The plaintiffs and defendants have entered into a settlement of the Lawsuit, and the court approved the settlement on September 20, 2013. Under the settlement, the defendants amended the joint proxy statement/prospectus relating to the merger to include certain supplemental disclosures to shareholders of Citizens and agreed to pay attorneys’ fees and expenses as awarded by the court.
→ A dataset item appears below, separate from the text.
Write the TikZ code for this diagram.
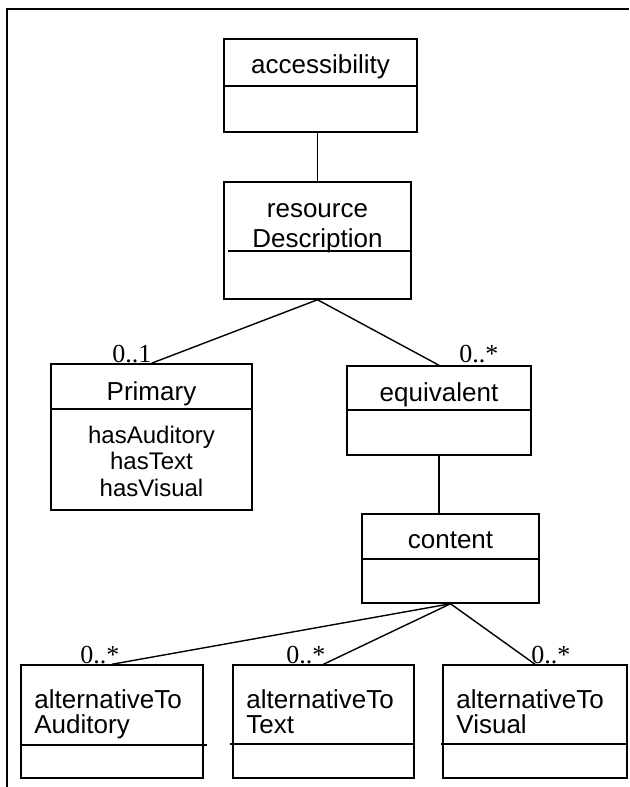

An alleged former shareholder of Citizens objected to the settlement and has filed an appeal of the court’s approval of the settlement; the settlement will not become final until that appeal has been resolved.

CRBC 401(k) Litigation

Participants in the Citizens Republic Bancorp 401(k) Plan filed a lawsuit in the United States Court for the Eastern District of Michigan in 2011, alleging that Citizens and certain of its officers and directors violated the Employee Retirement Income Security Act by offering Citizens common stock as an investment alternative in the Plan during periods when it was imprudent to do so and by failing to adequately monitor fiduciaries responsible for administering the Plan. The lawsuit, captioned Kidd v. Citizens Republic Bancorp, Inc. et al., Case No. 2:11-cv-11709, asserts claims for monetary and injunctive relief on behalf of a purported class of participants and beneficiaries in the Plan who held Citizens stock in their Plan accounts during the period from April 17, 2008 to “the present.” In April 2014, the court denied the defendants’ motion to dismiss the second amended complaint.
    
Based on information currently available, consultation with counsel, available insurance coverage and established reserves, Management believes that the eventual outcome of all claims against the Corporation and its subsidiaries will not, individually or in the aggregate, have a material adverse effect on its consolidated financial position or results of operations. However, it is possible that the ultimate resolution of these matters, if unfavorable, may be material to the results of operations for a particular period. The Corporation has not established any reserves with respect to any of this disclosed litigation because it is not possible to determine (i) whether a liability has been incurred; or (ii) an estimate of the ultimate or minimum amount of such liability.